▶ **OBJECTIVE**
Return the material word for word. Do not include pictures.
[Start of GIVEN MATERIAL]
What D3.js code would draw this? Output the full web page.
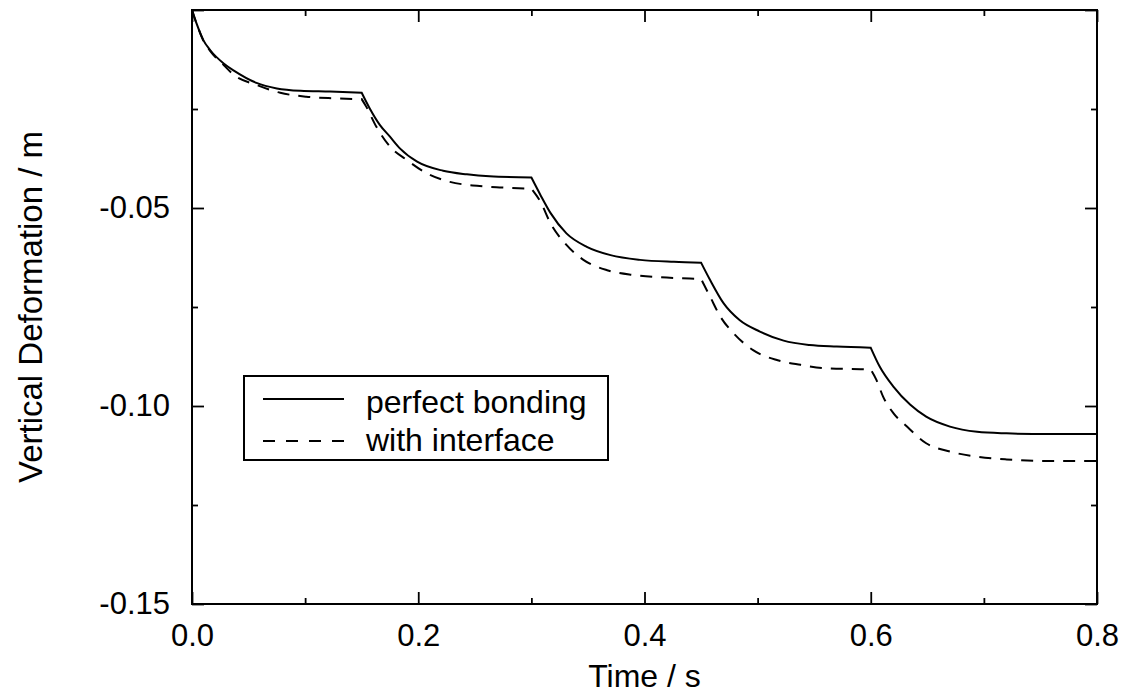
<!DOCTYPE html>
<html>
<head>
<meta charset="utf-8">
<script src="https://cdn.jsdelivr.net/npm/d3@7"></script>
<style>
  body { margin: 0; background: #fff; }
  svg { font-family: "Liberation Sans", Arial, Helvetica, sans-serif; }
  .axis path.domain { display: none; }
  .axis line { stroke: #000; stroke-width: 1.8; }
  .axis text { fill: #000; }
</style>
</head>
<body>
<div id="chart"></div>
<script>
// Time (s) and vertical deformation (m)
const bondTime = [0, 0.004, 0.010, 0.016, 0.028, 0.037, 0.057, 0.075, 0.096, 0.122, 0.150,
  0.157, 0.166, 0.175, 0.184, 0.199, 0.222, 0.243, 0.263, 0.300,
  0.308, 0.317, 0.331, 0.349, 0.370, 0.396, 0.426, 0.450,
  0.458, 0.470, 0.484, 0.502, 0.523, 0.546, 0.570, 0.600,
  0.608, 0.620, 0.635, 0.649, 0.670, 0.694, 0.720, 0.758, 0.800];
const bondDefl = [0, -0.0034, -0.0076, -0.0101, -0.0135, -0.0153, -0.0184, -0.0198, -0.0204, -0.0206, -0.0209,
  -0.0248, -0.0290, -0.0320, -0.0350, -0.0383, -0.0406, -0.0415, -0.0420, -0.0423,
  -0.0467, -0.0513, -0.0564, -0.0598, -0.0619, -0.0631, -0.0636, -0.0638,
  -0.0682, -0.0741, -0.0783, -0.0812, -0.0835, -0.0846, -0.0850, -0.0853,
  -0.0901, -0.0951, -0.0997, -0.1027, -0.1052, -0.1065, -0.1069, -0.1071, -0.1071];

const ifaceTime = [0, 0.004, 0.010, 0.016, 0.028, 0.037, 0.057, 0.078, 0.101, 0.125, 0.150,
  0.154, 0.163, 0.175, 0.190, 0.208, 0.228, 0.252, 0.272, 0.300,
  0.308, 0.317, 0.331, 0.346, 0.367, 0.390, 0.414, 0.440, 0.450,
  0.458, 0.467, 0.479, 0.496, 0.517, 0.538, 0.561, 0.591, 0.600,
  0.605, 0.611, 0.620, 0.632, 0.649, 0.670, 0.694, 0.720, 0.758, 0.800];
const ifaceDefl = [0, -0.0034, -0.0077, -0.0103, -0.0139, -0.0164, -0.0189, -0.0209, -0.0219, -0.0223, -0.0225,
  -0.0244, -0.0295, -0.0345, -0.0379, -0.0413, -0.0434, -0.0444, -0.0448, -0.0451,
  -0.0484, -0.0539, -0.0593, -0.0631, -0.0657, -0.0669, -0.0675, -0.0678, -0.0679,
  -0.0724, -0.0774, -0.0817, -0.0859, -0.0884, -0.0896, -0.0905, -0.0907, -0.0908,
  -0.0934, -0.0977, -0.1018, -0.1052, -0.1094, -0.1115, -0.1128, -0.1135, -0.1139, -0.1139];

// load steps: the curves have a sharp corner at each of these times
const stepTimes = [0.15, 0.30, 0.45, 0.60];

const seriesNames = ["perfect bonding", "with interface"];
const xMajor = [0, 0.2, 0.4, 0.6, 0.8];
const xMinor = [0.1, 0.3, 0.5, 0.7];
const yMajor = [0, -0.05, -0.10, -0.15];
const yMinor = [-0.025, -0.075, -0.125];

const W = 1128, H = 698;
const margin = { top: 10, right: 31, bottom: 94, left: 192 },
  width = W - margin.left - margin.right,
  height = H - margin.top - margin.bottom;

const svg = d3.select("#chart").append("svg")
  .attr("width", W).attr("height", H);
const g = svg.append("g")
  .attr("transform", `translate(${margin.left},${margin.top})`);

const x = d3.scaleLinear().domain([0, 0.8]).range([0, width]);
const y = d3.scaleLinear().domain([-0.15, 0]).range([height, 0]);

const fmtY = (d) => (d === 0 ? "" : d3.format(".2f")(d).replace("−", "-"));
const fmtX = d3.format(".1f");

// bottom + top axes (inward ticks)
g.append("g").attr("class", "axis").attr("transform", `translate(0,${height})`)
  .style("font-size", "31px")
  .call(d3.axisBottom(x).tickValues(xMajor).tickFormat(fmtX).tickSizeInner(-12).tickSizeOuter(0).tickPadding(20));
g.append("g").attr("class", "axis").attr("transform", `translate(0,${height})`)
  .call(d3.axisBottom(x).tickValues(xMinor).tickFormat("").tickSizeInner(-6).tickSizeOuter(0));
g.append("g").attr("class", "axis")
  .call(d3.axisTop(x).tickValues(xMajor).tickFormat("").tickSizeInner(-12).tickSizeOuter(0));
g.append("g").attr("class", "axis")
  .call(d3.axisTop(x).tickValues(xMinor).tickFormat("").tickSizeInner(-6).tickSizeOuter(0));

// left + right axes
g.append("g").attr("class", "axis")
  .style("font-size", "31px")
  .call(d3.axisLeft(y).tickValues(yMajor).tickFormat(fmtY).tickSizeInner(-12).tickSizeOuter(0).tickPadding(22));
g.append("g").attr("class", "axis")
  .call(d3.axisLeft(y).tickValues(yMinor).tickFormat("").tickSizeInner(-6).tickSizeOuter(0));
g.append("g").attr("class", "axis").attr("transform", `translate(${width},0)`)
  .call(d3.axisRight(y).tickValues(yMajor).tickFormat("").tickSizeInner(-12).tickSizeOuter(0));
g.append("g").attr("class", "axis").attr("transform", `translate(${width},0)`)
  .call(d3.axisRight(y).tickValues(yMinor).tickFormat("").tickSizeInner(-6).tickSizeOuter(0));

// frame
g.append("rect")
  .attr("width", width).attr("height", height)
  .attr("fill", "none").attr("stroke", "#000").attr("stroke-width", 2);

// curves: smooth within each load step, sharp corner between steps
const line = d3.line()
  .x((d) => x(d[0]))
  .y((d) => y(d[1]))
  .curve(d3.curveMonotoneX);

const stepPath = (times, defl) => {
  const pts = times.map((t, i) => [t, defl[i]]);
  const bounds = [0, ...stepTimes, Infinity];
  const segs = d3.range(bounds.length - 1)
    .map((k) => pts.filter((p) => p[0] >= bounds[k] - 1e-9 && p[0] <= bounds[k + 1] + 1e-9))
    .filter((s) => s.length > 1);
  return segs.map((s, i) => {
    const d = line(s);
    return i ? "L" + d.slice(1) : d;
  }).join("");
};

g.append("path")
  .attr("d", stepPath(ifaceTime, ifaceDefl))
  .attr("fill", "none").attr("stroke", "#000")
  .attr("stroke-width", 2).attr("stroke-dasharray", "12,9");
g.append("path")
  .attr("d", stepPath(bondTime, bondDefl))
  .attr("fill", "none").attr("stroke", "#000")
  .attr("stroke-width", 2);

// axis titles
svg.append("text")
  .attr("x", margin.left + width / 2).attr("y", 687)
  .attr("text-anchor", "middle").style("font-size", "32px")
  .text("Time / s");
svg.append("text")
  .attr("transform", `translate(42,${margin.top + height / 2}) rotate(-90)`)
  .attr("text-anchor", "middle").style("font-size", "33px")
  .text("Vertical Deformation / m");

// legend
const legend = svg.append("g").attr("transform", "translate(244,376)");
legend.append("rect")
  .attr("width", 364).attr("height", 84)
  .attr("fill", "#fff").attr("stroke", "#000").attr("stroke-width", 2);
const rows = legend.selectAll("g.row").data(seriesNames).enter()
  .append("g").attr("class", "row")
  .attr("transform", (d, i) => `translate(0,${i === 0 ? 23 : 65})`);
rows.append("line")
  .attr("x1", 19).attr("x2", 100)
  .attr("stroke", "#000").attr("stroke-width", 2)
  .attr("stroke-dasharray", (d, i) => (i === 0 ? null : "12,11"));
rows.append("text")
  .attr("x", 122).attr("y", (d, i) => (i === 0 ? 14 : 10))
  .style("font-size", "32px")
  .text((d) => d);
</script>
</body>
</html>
[End of GIVEN MATERIAL]
▶ **THE COMPLETED TASK**
What D3.js code would draw this? Output the full web page.
<!DOCTYPE html>
<html>
<head>
<meta charset="utf-8">
<script src="https://cdn.jsdelivr.net/npm/d3@7"></script>
<style>
  body { margin: 0; background: #fff; }
  svg { font-family: "Liberation Sans", Arial, Helvetica, sans-serif; }
  .axis path.domain { display: none; }
  .axis line { stroke: #000; stroke-width: 1.8; }
  .axis text { fill: #000; }
</style>
</head>
<body>
<div id="chart"></div>
<script>
// Time (s) and vertical deformation (m)
const bondTime = [0, 0.004, 0.010, 0.016, 0.028, 0.037, 0.057, 0.075, 0.096, 0.122, 0.150,
  0.157, 0.166, 0.175, 0.184, 0.199, 0.222, 0.243, 0.263, 0.300,
  0.308, 0.317, 0.331, 0.349, 0.370, 0.396, 0.426, 0.450,
  0.458, 0.470, 0.484, 0.502, 0.523, 0.546, 0.570, 0.600,
  0.608, 0.620, 0.635, 0.649, 0.670, 0.694, 0.720, 0.758, 0.800];
const bondDefl = [0, -0.0034, -0.0076, -0.0101, -0.0135, -0.0153, -0.0184, -0.0198, -0.0204, -0.0206, -0.0209,
  -0.0248, -0.0290, -0.0320, -0.0350, -0.0383, -0.0406, -0.0415, -0.0420, -0.0423,
  -0.0467, -0.0513, -0.0564, -0.0598, -0.0619, -0.0631, -0.0636, -0.0638,
  -0.0682, -0.0741, -0.0783, -0.0812, -0.0835, -0.0846, -0.0850, -0.0853,
  -0.0901, -0.0951, -0.0997, -0.1027, -0.1052, -0.1065, -0.1069, -0.1071, -0.1071];

const ifaceTime = [0, 0.004, 0.010, 0.016, 0.028, 0.037, 0.057, 0.078, 0.101, 0.125, 0.150,
  0.154, 0.163, 0.175, 0.190, 0.208, 0.228, 0.252, 0.272, 0.300,
  0.308, 0.317, 0.331, 0.346, 0.367, 0.390, 0.414, 0.440, 0.450,
  0.458, 0.467, 0.479, 0.496, 0.517, 0.538, 0.561, 0.591, 0.600,
  0.605, 0.611, 0.620, 0.632, 0.649, 0.670, 0.694, 0.720, 0.758, 0.800];
const ifaceDefl = [0, -0.0034, -0.0077, -0.0103, -0.0139, -0.0164, -0.0189, -0.0209, -0.0219, -0.0223, -0.0225,
  -0.0244, -0.0295, -0.0345, -0.0379, -0.0413, -0.0434, -0.0444, -0.0448, -0.0451,
  -0.0484, -0.0539, -0.0593, -0.0631, -0.0657, -0.0669, -0.0675, -0.0678, -0.0679,
  -0.0724, -0.0774, -0.0817, -0.0859, -0.0884, -0.0896, -0.0905, -0.0907, -0.0908,
  -0.0934, -0.0977, -0.1018, -0.1052, -0.1094, -0.1115, -0.1128, -0.1135, -0.1139, -0.1139];

// load steps: the curves have a sharp corner at each of these times
const stepTimes = [0.15, 0.30, 0.45, 0.60];

const seriesNames = ["perfect bonding", "with interface"];
const xMajor = [0, 0.2, 0.4, 0.6, 0.8];
const xMinor = [0.1, 0.3, 0.5, 0.7];
const yMajor = [0, -0.05, -0.10, -0.15];
const yMinor = [-0.025, -0.075, -0.125];

const W = 1128, H = 698;
const margin = { top: 10, right: 31, bottom: 94, left: 192 },
  width = W - margin.left - margin.right,
  height = H - margin.top - margin.bottom;

const svg = d3.select("#chart").append("svg")
  .attr("width", W).attr("height", H);
const g = svg.append("g")
  .attr("transform", `translate(${margin.left},${margin.top})`);

const x = d3.scaleLinear().domain([0, 0.8]).range([0, width]);
const y = d3.scaleLinear().domain([-0.15, 0]).range([height, 0]);

const fmtY = (d) => (d === 0 ? "" : d3.format(".2f")(d).replace("−", "-"));
const fmtX = d3.format(".1f");

// bottom + top axes (inward ticks)
g.append("g").attr("class", "axis").attr("transform", `translate(0,${height})`)
  .style("font-size", "31px")
  .call(d3.axisBottom(x).tickValues(xMajor).tickFormat(fmtX).tickSizeInner(-12).tickSizeOuter(0).tickPadding(20));
g.append("g").attr("class", "axis").attr("transform", `translate(0,${height})`)
  .call(d3.axisBottom(x).tickValues(xMinor).tickFormat("").tickSizeInner(-6).tickSizeOuter(0));
g.append("g").attr("class", "axis")
  .call(d3.axisTop(x).tickValues(xMajor).tickFormat("").tickSizeInner(-12).tickSizeOuter(0));
g.append("g").attr("class", "axis")
  .call(d3.axisTop(x).tickValues(xMinor).tickFormat("").tickSizeInner(-6).tickSizeOuter(0));

// left + right axes
g.append("g").attr("class", "axis")
  .style("font-size", "31px")
  .call(d3.axisLeft(y).tickValues(yMajor).tickFormat(fmtY).tickSizeInner(-12).tickSizeOuter(0).tickPadding(22));
g.append("g").attr("class", "axis")
  .call(d3.axisLeft(y).tickValues(yMinor).tickFormat("").tickSizeInner(-6).tickSizeOuter(0));
g.append("g").attr("class", "axis").attr("transform", `translate(${width},0)`)
  .call(d3.axisRight(y).tickValues(yMajor).tickFormat("").tickSizeInner(-12).tickSizeOuter(0));
g.append("g").attr("class", "axis").attr("transform", `translate(${width},0)`)
  .call(d3.axisRight(y).tickValues(yMinor).tickFormat("").tickSizeInner(-6).tickSizeOuter(0));

// frame
g.append("rect")
  .attr("width", width).attr("height", height)
  .attr("fill", "none").attr("stroke", "#000").attr("stroke-width", 2);

// curves: smooth within each load step, sharp corner between steps
const line = d3.line()
  .x((d) => x(d[0]))
  .y((d) => y(d[1]))
  .curve(d3.curveMonotoneX);

const stepPath = (times, defl) => {
  const pts = times.map((t, i) => [t, defl[i]]);
  const bounds = [0, ...stepTimes, Infinity];
  const segs = d3.range(bounds.length - 1)
    .map((k) => pts.filter((p) => p[0] >= bounds[k] - 1e-9 && p[0] <= bounds[k + 1] + 1e-9))
    .filter((s) => s.length > 1);
  return segs.map((s, i) => {
    const d = line(s);
    return i ? "L" + d.slice(1) : d;
  }).join("");
};

g.append("path")
  .attr("d", stepPath(ifaceTime, ifaceDefl))
  .attr("fill", "none").attr("stroke", "#000")
  .attr("stroke-width", 2).attr("stroke-dasharray", "12,9");
g.append("path")
  .attr("d", stepPath(bondTime, bondDefl))
  .attr("fill", "none").attr("stroke", "#000")
  .attr("stroke-width", 2);

// axis titles
svg.append("text")
  .attr("x", margin.left + width / 2).attr("y", 687)
  .attr("text-anchor", "middle").style("font-size", "32px")
  .text("Time / s");
svg.append("text")
  .attr("transform", `translate(42,${margin.top + height / 2}) rotate(-90)`)
  .attr("text-anchor", "middle").style("font-size", "33px")
  .text("Vertical Deformation / m");

// legend
const legend = svg.append("g").attr("transform", "translate(244,376)");
legend.append("rect")
  .attr("width", 364).attr("height", 84)
  .attr("fill", "#fff").attr("stroke", "#000").attr("stroke-width", 2);
const rows = legend.selectAll("g.row").data(seriesNames).enter()
  .append("g").attr("class", "row")
  .attr("transform", (d, i) => `translate(0,${i === 0 ? 23 : 65})`);
rows.append("line")
  .attr("x1", 19).attr("x2", 100)
  .attr("stroke", "#000").attr("stroke-width", 2)
  .attr("stroke-dasharray", (d, i) => (i === 0 ? null : "12,11"));
rows.append("text")
  .attr("x", 122).attr("y", (d, i) => (i === 0 ? 14 : 10))
  .style("font-size", "32px")
  .text((d) => d);
</script>
</body>
</html>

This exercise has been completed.